Scientists and historians know that end-of-days thinking has occurred throughout time around the world. Norse mythology predicted the world would be submerged in water; ancient Greeks believed that Zeus’s defeat by his son would be the grand finale. In A.D. 79, Romans thought Mount Vesuvius’s eruption in Pompeii was the start of the apocalypse. Jewish, Christian, and Islamic texts all include some writing about end times. The year 1666—feared by many Christians—proved itself to be the year of the Beast when the Great Fire of London visited God’s wrath (as widely believed) on the British. Hailey’s Comet drove Europeans and Americans into apocalyptic fits in 1910.

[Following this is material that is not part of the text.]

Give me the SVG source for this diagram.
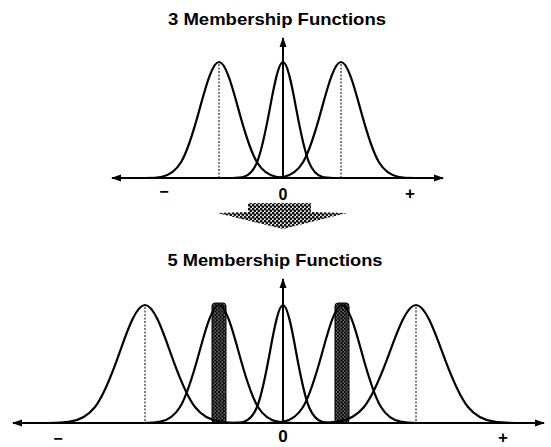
<svg xmlns="http://www.w3.org/2000/svg" width="551" height="447" viewBox="0 0 551 447">
<style>
.t{font-family:"Liberation Sans",Arial,sans-serif;font-weight:bold;fill:#000}
.curve{fill:none;stroke:#000;stroke-width:2.2;vector-effect:non-scaling-stroke}
.axis{fill:none;stroke:#000;stroke-width:2}
.dash{fill:none;stroke:#000;stroke-width:1;stroke-dasharray:2 1.5}
</style>
<defs>
<marker id="ah" viewBox="0 0 10 8" refX="9" refY="4" markerWidth="10" markerHeight="8" markerUnits="userSpaceOnUse" orient="auto">
<path d="M0,0.5 L10,4 L0,7.5 Z" fill="#000"/>
</marker>
<pattern id="dots" width="4" height="4" patternUnits="userSpaceOnUse">
<rect width="4" height="4" fill="#fff"/>
<circle cx="1" cy="1" r="1.5" fill="#111"/>
<circle cx="3" cy="3" r="1.5" fill="#111"/>
</pattern>
<pattern id="hatch" width="3.5" height="3.5" patternUnits="userSpaceOnUse">
<rect width="3.5" height="3.5" fill="#fff"/>
<circle cx="1.75" cy="1.75" r="1.3" fill="none" stroke="#000" stroke-width="1.3"/>
</pattern>
</defs>

<g id="top-title"><text class="t" x="277" y="25" font-size="17" text-anchor="middle" textLength="218" lengthAdjust="spacingAndGlyphs">3 Membership Functions</text></g>

<g id="top-curves">
<path class="curve" transform="translate(219,178) scale(19,-116)" d="M-4,0 C-3.667,0.0007 -3.333,0 -3,0.0111 C-2.667,0.0222 -2.333,0.0451 -2,0.1353 C-1.667,0.2255 -1.333,0.4043 -1,0.6065 C-0.667,0.8087 -0.333,1 0,1 C0.333,1 0.667,0.8087 1,0.6065 C1.333,0.4043 1.667,0.2255 2,0.1353 C2.333,0.0451 2.667,0.0222 3,0.0111 C3.333,0 3.667,0.0007 4,0"/>
<path class="curve" transform="translate(283,178) scale(13,-116)" d="M-4,0 C-3.667,0.0007 -3.333,0 -3,0.0111 C-2.667,0.0222 -2.333,0.0451 -2,0.1353 C-1.667,0.2255 -1.333,0.4043 -1,0.6065 C-0.667,0.8087 -0.333,1 0,1 C0.333,1 0.667,0.8087 1,0.6065 C1.333,0.4043 1.667,0.2255 2,0.1353 C2.333,0.0451 2.667,0.0222 3,0.0111 C3.333,0 3.667,0.0007 4,0"/>
<path class="curve" transform="translate(341,178) scale(19,-116)" d="M-4,0 C-3.667,0.0007 -3.333,0 -3,0.0111 C-2.667,0.0222 -2.333,0.0451 -2,0.1353 C-1.667,0.2255 -1.333,0.4043 -1,0.6065 C-0.667,0.8087 -0.333,1 0,1 C0.333,1 0.667,0.8087 1,0.6065 C1.333,0.4043 1.667,0.2255 2,0.1353 C2.333,0.0451 2.667,0.0222 3,0.0111 C3.333,0 3.667,0.0007 4,0"/>
<line class="dash" x1="219" y1="64" x2="219" y2="178"/>
<line class="dash" x1="341" y1="64" x2="341" y2="178"/>
</g>

<g id="top-axes">
<line class="axis" x1="283" y1="178" x2="283" y2="38" marker-end="url(#ah)"/>
<line class="axis" x1="283" y1="178" x2="112" y2="178" marker-end="url(#ah)"/>
<line class="axis" x1="283" y1="178" x2="443" y2="178" marker-end="url(#ah)"/>
</g>

<g id="top-labels">
<text class="t" x="164" y="197" font-size="16" text-anchor="middle">−</text>
<text class="t" x="283" y="200" font-size="16" text-anchor="middle">0</text>
<text class="t" x="410" y="199" font-size="17" text-anchor="middle">+</text>
</g>

<g id="transition-arrow">
<path d="M248,203 L311,203 L311,212 L347,213 L283,229 L217,213 L248,212 Z" fill="url(#dots)"/>
</g>

<g id="bottom-title"><text class="t" x="275" y="266" font-size="17" text-anchor="middle" textLength="215" lengthAdjust="spacingAndGlyphs">5 Membership Functions</text></g>

<g id="bottom-hatches">
<rect x="212" y="303" width="14" height="120" rx="3" fill="url(#hatch)" stroke="#000" stroke-width="1"/>
<rect x="335" y="303" width="14" height="120" rx="3" fill="url(#hatch)" stroke="#000" stroke-width="1"/>
</g>

<g id="bottom-curves">
<path class="curve" transform="translate(145,423) scale(25,-118)" d="M-4,0 C-3.667,0.0007 -3.333,0 -3,0.0111 C-2.667,0.0222 -2.333,0.0451 -2,0.1353 C-1.667,0.2255 -1.333,0.4043 -1,0.6065 C-0.667,0.8087 -0.333,1 0,1 C0.333,1 0.667,0.8087 1,0.6065 C1.333,0.4043 1.667,0.2255 2,0.1353 C2.333,0.0451 2.667,0.0222 3,0.0111 C3.333,0 3.667,0.0007 4,0"/>
<path class="curve" transform="translate(219,423) scale(19.5,-118)" d="M-4,0 C-3.667,0.0007 -3.333,0 -3,0.0111 C-2.667,0.0222 -2.333,0.0451 -2,0.1353 C-1.667,0.2255 -1.333,0.4043 -1,0.6065 C-0.667,0.8087 -0.333,1 0,1 C0.333,1 0.667,0.8087 1,0.6065 C1.333,0.4043 1.667,0.2255 2,0.1353 C2.333,0.0451 2.667,0.0222 3,0.0111 C3.333,0 3.667,0.0007 4,0"/>
<path class="curve" transform="translate(283,423) scale(13,-118)" d="M-4,0 C-3.667,0.0007 -3.333,0 -3,0.0111 C-2.667,0.0222 -2.333,0.0451 -2,0.1353 C-1.667,0.2255 -1.333,0.4043 -1,0.6065 C-0.667,0.8087 -0.333,1 0,1 C0.333,1 0.667,0.8087 1,0.6065 C1.333,0.4043 1.667,0.2255 2,0.1353 C2.333,0.0451 2.667,0.0222 3,0.0111 C3.333,0 3.667,0.0007 4,0"/>
<path class="curve" transform="translate(342,423) scale(19.5,-118)" d="M-4,0 C-3.667,0.0007 -3.333,0 -3,0.0111 C-2.667,0.0222 -2.333,0.0451 -2,0.1353 C-1.667,0.2255 -1.333,0.4043 -1,0.6065 C-0.667,0.8087 -0.333,1 0,1 C0.333,1 0.667,0.8087 1,0.6065 C1.333,0.4043 1.667,0.2255 2,0.1353 C2.333,0.0451 2.667,0.0222 3,0.0111 C3.333,0 3.667,0.0007 4,0"/>
<path class="curve" transform="translate(416,423) scale(26,-118)" d="M-4,0 C-3.667,0.0007 -3.333,0 -3,0.0111 C-2.667,0.0222 -2.333,0.0451 -2,0.1353 C-1.667,0.2255 -1.333,0.4043 -1,0.6065 C-0.667,0.8087 -0.333,1 0,1 C0.333,1 0.667,0.8087 1,0.6065 C1.333,0.4043 1.667,0.2255 2,0.1353 C2.333,0.0451 2.667,0.0222 3,0.0111 C3.333,0 3.667,0.0007 4,0"/>
<line class="dash" x1="145" y1="307" x2="145" y2="423"/>
<line class="dash" x1="416" y1="307" x2="416" y2="423"/>
</g>

<g id="bottom-axes">
<line class="axis" x1="283" y1="423" x2="283" y2="279" marker-end="url(#ah)"/>
<line class="axis" x1="283" y1="423" x2="13" y2="423" marker-end="url(#ah)"/>
<line class="axis" x1="283" y1="423" x2="544" y2="423" marker-end="url(#ah)"/>
</g>

<g id="bottom-labels">
<text class="t" x="58" y="444" font-size="16" text-anchor="middle">−</text>
<text class="t" x="283" y="442" font-size="17" text-anchor="middle">0</text>
<text class="t" x="503" y="443" font-size="17" text-anchor="middle">+</text>
</g>
</svg>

Individual charismatic figures have led thousands in unfulfilled Armageddon watches. For example, in 1843, spiritual leader William Miller’s doomsday prediction failed (The Great Disappointment), but led followers to establish the Seventh Day Adventists. The Jehovah’s Witnesses awaited the world’s end in 1914. Preacher Jim Jones led hundreds of cult members to commit suicide in Ghana in the 1970s. Pat Robertson was certain Jesus was returning for the Rapture in the 1980s. The leader of the cult Heaven’s Gate convinced 39 followers to commit suicide to escape imminent destruction in 1997. And there’s no sign of a slow down. In fact, the Internet has spawned a plethora of doomsday cult leaders, from Y2K hysterics to the most recent religious figure Harold Camping, whose rapture predictions of 2011 left his followers earth-bound.
National Geographic debunks the myth and illuminates the fascinating realities of the Maya calendar, the 2012 phenomenon, and Armageddon prophecies through the ages.